--- WHAT THE EXERCISE ASKS ---
Render the material again word for word, skipping the pictures in it.

--- INFORMATION SHOWN ---
● ● ● ●

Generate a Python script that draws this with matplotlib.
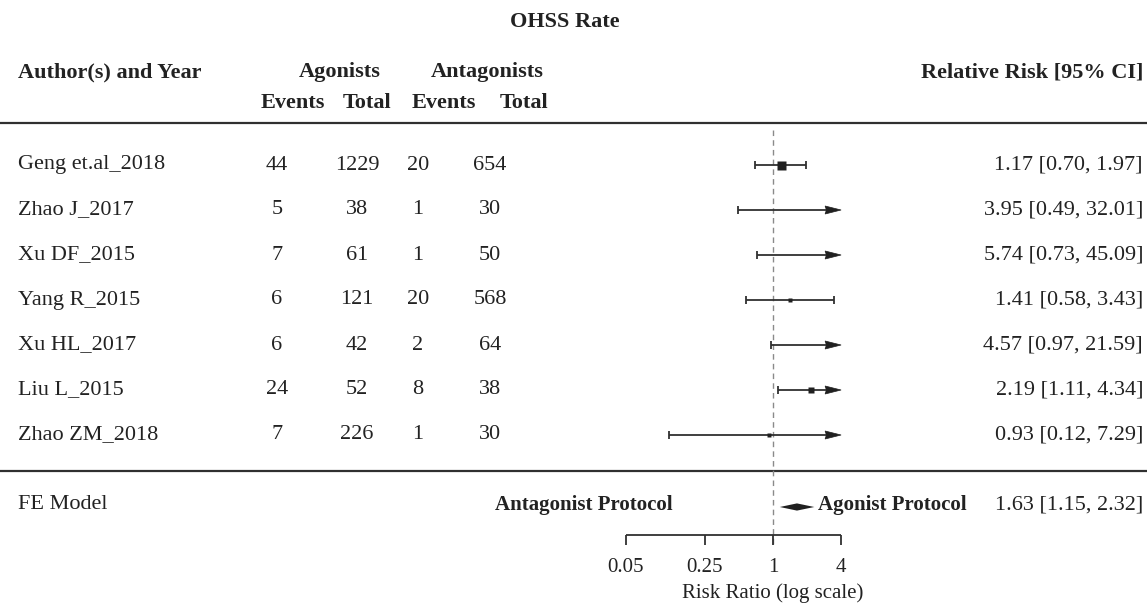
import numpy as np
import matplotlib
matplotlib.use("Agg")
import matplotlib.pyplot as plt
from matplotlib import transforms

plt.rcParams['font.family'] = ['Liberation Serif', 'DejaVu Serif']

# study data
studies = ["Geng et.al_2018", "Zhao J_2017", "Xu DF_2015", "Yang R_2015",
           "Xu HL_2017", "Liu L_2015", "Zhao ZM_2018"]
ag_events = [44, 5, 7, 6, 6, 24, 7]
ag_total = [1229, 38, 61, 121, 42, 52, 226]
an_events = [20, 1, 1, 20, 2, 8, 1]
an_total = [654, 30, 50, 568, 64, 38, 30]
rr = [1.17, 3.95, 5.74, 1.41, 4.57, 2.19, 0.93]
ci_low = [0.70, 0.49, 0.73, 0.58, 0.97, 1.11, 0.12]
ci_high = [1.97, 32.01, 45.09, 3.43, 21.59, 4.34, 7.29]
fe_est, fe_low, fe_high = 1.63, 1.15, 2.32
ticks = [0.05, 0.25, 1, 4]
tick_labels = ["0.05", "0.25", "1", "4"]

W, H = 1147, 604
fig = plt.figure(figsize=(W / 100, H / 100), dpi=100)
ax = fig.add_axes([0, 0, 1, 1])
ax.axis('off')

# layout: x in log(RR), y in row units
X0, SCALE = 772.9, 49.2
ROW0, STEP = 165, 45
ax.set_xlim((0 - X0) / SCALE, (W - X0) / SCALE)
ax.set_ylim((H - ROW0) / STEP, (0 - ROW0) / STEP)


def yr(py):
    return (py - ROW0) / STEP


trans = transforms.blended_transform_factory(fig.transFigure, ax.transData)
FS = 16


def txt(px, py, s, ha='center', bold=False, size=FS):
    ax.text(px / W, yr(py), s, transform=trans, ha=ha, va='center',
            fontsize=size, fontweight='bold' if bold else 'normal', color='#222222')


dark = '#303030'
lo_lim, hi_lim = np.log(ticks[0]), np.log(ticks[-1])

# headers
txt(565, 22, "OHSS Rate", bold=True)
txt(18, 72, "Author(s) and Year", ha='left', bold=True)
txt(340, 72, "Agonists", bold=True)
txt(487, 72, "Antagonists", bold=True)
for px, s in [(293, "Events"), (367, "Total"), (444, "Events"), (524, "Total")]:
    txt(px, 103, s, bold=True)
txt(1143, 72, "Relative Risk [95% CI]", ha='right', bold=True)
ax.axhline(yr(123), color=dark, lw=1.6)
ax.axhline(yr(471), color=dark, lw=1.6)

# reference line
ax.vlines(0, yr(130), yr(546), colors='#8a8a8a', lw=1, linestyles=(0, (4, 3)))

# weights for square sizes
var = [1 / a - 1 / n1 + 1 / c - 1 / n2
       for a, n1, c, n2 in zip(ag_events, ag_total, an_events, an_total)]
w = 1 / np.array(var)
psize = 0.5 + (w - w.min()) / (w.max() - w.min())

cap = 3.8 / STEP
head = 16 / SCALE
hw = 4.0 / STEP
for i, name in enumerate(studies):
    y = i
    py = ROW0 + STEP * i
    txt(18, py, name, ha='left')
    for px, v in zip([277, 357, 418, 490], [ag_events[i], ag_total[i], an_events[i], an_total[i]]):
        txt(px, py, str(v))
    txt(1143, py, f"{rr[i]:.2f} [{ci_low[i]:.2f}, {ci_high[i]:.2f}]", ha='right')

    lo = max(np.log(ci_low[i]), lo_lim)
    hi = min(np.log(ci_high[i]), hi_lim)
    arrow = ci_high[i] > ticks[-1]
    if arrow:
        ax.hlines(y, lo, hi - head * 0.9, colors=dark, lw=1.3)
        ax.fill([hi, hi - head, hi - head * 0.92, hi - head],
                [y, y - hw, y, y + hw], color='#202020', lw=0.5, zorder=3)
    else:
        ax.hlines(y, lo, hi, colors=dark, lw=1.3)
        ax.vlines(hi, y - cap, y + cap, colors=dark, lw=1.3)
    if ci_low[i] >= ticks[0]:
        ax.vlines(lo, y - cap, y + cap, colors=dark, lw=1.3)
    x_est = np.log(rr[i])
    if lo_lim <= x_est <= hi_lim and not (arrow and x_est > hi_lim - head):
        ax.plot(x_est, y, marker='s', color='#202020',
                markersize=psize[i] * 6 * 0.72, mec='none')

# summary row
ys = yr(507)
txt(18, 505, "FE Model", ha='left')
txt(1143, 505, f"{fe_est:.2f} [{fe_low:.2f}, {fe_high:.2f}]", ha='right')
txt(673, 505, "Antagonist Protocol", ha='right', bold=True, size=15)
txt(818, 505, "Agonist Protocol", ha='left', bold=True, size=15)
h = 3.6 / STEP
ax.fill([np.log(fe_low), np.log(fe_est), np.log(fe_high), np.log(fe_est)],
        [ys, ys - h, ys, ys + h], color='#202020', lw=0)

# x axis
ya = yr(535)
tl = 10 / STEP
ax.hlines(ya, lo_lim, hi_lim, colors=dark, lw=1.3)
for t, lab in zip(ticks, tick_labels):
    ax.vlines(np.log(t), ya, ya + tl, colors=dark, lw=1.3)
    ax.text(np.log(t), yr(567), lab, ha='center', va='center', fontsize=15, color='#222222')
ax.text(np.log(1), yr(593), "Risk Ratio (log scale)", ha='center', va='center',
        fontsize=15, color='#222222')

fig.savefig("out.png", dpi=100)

● ● ● ●

--- SOLUTION FOR THIS TASK ---
Generate a Python script that draws this with matplotlib.
import numpy as np
import matplotlib
matplotlib.use("Agg")
import matplotlib.pyplot as plt
from matplotlib import transforms

plt.rcParams['font.family'] = ['Liberation Serif', 'DejaVu Serif']

# study data
studies = ["Geng et.al_2018", "Zhao J_2017", "Xu DF_2015", "Yang R_2015",
           "Xu HL_2017", "Liu L_2015", "Zhao ZM_2018"]
ag_events = [44, 5, 7, 6, 6, 24, 7]
ag_total = [1229, 38, 61, 121, 42, 52, 226]
an_events = [20, 1, 1, 20, 2, 8, 1]
an_total = [654, 30, 50, 568, 64, 38, 30]
rr = [1.17, 3.95, 5.74, 1.41, 4.57, 2.19, 0.93]
ci_low = [0.70, 0.49, 0.73, 0.58, 0.97, 1.11, 0.12]
ci_high = [1.97, 32.01, 45.09, 3.43, 21.59, 4.34, 7.29]
fe_est, fe_low, fe_high = 1.63, 1.15, 2.32
ticks = [0.05, 0.25, 1, 4]
tick_labels = ["0.05", "0.25", "1", "4"]

W, H = 1147, 604
fig = plt.figure(figsize=(W / 100, H / 100), dpi=100)
ax = fig.add_axes([0, 0, 1, 1])
ax.axis('off')

# layout: x in log(RR), y in row units
X0, SCALE = 772.9, 49.2
ROW0, STEP = 165, 45
ax.set_xlim((0 - X0) / SCALE, (W - X0) / SCALE)
ax.set_ylim((H - ROW0) / STEP, (0 - ROW0) / STEP)


def yr(py):
    return (py - ROW0) / STEP


trans = transforms.blended_transform_factory(fig.transFigure, ax.transData)
FS = 16


def txt(px, py, s, ha='center', bold=False, size=FS):
    ax.text(px / W, yr(py), s, transform=trans, ha=ha, va='center',
            fontsize=size, fontweight='bold' if bold else 'normal', color='#222222')


dark = '#303030'
lo_lim, hi_lim = np.log(ticks[0]), np.log(ticks[-1])

# headers
txt(565, 22, "OHSS Rate", bold=True)
txt(18, 72, "Author(s) and Year", ha='left', bold=True)
txt(340, 72, "Agonists", bold=True)
txt(487, 72, "Antagonists", bold=True)
for px, s in [(293, "Events"), (367, "Total"), (444, "Events"), (524, "Total")]:
    txt(px, 103, s, bold=True)
txt(1143, 72, "Relative Risk [95% CI]", ha='right', bold=True)
ax.axhline(yr(123), color=dark, lw=1.6)
ax.axhline(yr(471), color=dark, lw=1.6)

# reference line
ax.vlines(0, yr(130), yr(546), colors='#8a8a8a', lw=1, linestyles=(0, (4, 3)))

# weights for square sizes
var = [1 / a - 1 / n1 + 1 / c - 1 / n2
       for a, n1, c, n2 in zip(ag_events, ag_total, an_events, an_total)]
w = 1 / np.array(var)
psize = 0.5 + (w - w.min()) / (w.max() - w.min())

cap = 3.8 / STEP
head = 16 / SCALE
hw = 4.0 / STEP
for i, name in enumerate(studies):
    y = i
    py = ROW0 + STEP * i
    txt(18, py, name, ha='left')
    for px, v in zip([277, 357, 418, 490], [ag_events[i], ag_total[i], an_events[i], an_total[i]]):
        txt(px, py, str(v))
    txt(1143, py, f"{rr[i]:.2f} [{ci_low[i]:.2f}, {ci_high[i]:.2f}]", ha='right')

    lo = max(np.log(ci_low[i]), lo_lim)
    hi = min(np.log(ci_high[i]), hi_lim)
    arrow = ci_high[i] > ticks[-1]
    if arrow:
        ax.hlines(y, lo, hi - head * 0.9, colors=dark, lw=1.3)
        ax.fill([hi, hi - head, hi - head * 0.92, hi - head],
                [y, y - hw, y, y + hw], color='#202020', lw=0.5, zorder=3)
    else:
        ax.hlines(y, lo, hi, colors=dark, lw=1.3)
        ax.vlines(hi, y - cap, y + cap, colors=dark, lw=1.3)
    if ci_low[i] >= ticks[0]:
        ax.vlines(lo, y - cap, y + cap, colors=dark, lw=1.3)
    x_est = np.log(rr[i])
    if lo_lim <= x_est <= hi_lim and not (arrow and x_est > hi_lim - head):
        ax.plot(x_est, y, marker='s', color='#202020',
                markersize=psize[i] * 6 * 0.72, mec='none')

# summary row
ys = yr(507)
txt(18, 505, "FE Model", ha='left')
txt(1143, 505, f"{fe_est:.2f} [{fe_low:.2f}, {fe_high:.2f}]", ha='right')
txt(673, 505, "Antagonist Protocol", ha='right', bold=True, size=15)
txt(818, 505, "Agonist Protocol", ha='left', bold=True, size=15)
h = 3.6 / STEP
ax.fill([np.log(fe_low), np.log(fe_est), np.log(fe_high), np.log(fe_est)],
        [ys, ys - h, ys, ys + h], color='#202020', lw=0)

# x axis
ya = yr(535)
tl = 10 / STEP
ax.hlines(ya, lo_lim, hi_lim, colors=dark, lw=1.3)
for t, lab in zip(ticks, tick_labels):
    ax.vlines(np.log(t), ya, ya + tl, colors=dark, lw=1.3)
    ax.text(np.log(t), yr(567), lab, ha='center', va='center', fontsize=15, color='#222222')
ax.text(np.log(1), yr(593), "Risk Ratio (log scale)", ha='center', va='center',
        fontsize=15, color='#222222')

fig.savefig("out.png", dpi=100)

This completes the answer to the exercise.